# 1st steelhead fly outing...



## whjr15 (Jun 16, 2005)

...Unfortunately, there are no pics since I was skunked! 

Picked up a pair of waders then headed out to Rocky River for the day. Boy, I thought I was hooked before I had waders! Anyway, after I became accustomed to walking around the river, I realized that I had absolutely no idea what I was doing!! I mean, in theory I understand the concepts... But in real life it's a different story! 

I had a dozen or so flies to choose from, but was just randomly choosing them based on my liking -- not necessarily the fishes! I understand the term "swinging." But I was unsure as to where I should be standing. What part of the river I should be fishing, with long casts or short. 

Those were the things going through my head, and I had no answer for them!  So I just kept switching it up, in hopes that I would stumble into a winning combo!

Also, I did not physically see one fish. I found that to be strange since the water was so clear. Do you typically see fish on your outings? Kinda killed my confidence to be honest.

All in all I still had a blast. I experienced first hand what the "after the next bend" quitting technique is -- having to walk a mile back to your car!  If anyone is getting out this coming weekend for steelhead, and wouldn't mind meeting up, let me know... I can use all the help I can get!


----------



## fishinnick (Feb 19, 2011)

To be honest, meeting up with someone or even hiring a guide would really speed up the learning curve. About seeing the fish, on the Ohio tribs for the most part you won't see any, but if you're fishing pretty low and clear water you might be able to spot some. Swinging flies isn't the best technique for catching big numbers of fish, but if you keep at it and cover water you'll get some. Generally you want to make longer casts(depending on the pool size of course) at a 45* angle downstream and let it swing across the run/pool. People usually swing streamers at the tail ends of pools but you can catch fish throughout. Learning how to nymph wouldn't be a bad idea either. Just watch some youtube vids, other people on the water, etc. to gather as much info as you can get. There's a sticky in the steelhead forum for beginners which has a lot of terrific info. Like everything you get better with experience. Once you break that learning curve and get into fish it is extremely addicting! 

And yeah, that "after the next bend" thing gets me every time haha


----------



## whjr15 (Jun 16, 2005)

Yeah, I was shocked at how far away from my car I ended up! lol.

See, the thing is, is I'm not a steehead newbie. I've spin fished for them for several years now... However, I am a fly fishing newbie. But for some reason, with a fly rod in my hand, it's like I've never fished for them before!

Oh, I forgot to mention that I did have something on for a few seconds, until it got off. Having never caught a fish on the fly yet, all the new variables caused a sensory overload of sorts. Felt the tell-tale "tap tap tap", went to strip set the hook, the line flew out of my rod finger so I instinctively tried to gain with my other hand.
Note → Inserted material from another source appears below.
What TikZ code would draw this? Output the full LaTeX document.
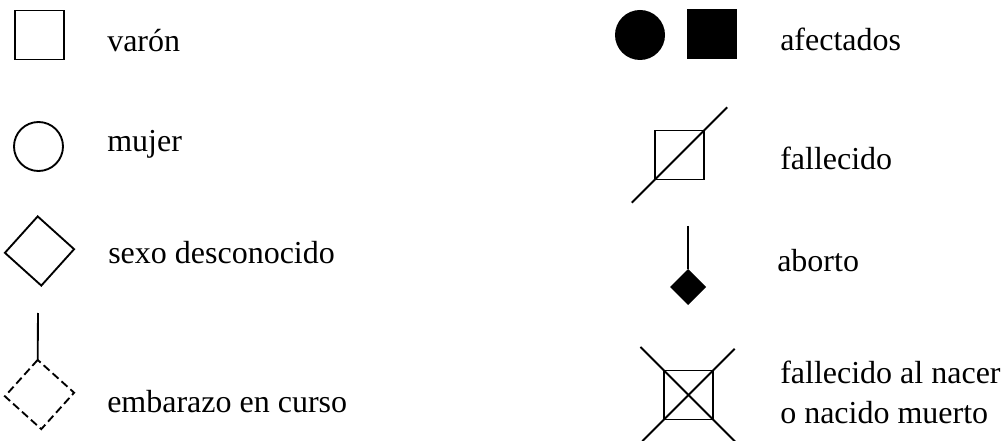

When I fumbled around doing that, thinking that time was of the essence, I decided to resort to a normal "spin fishing" type hook set to try and salvage any dignity I had left. What happened, instead, was a fly zipping towards my face at 100mph! I wish someone would've gotten that on video!


----------



## fishinnick (Feb 19, 2011)

Actually, being good at spin fishing has made me a better fly fisherman believe it or not. Don't think of it as something totally different, just apply your spin fishing knowledge to fly fishing. ie. fishing the right holding lies, getting your fly/bait bouncing along the bottom, getting drag free drifts, etc. If you're nymphing with the fly rod maybe pretend you have bait on the end and get your fly in the same spot you would with a spinning rod. You just use a different way(fly casting) to get your fly/bait from point A to point B. It will take a while to get used to in terms of casting and presentation, but just keep at it and gain all the info as you could get from either books, internet, videos, or people on the river. Fly fishing is very challenging at the start, and I always had to resort to spin fishing many times until one day it just "clicked." Good luck with your new endeavor, which can become addicting! Those steelies fight much better on the fly rod. 

Btw, what setup do you have?


----------



## Patricio (Feb 2, 2007)

p.m. if you want to meet up. I went out sunday morning, hooked 5 landed 3. then the sun came out and shut down the fishing.


----------



## whjr15 (Jun 16, 2005)

Patricio said:


> p.m. if you want to meet up. I went out sunday morning, hooked 5 landed 3. then the sun came out and shut down the fishing.


I'll have to take you up on that! My only day off is Sunday, so weather permitting, I'm going to give it another shot!


----------



## creekcrawler (Oct 5, 2004)

Heh.
Wonder what's around the next bend?
Walk 1/4 mile upstream and check it.
Repeat until thoroughly tired.


----------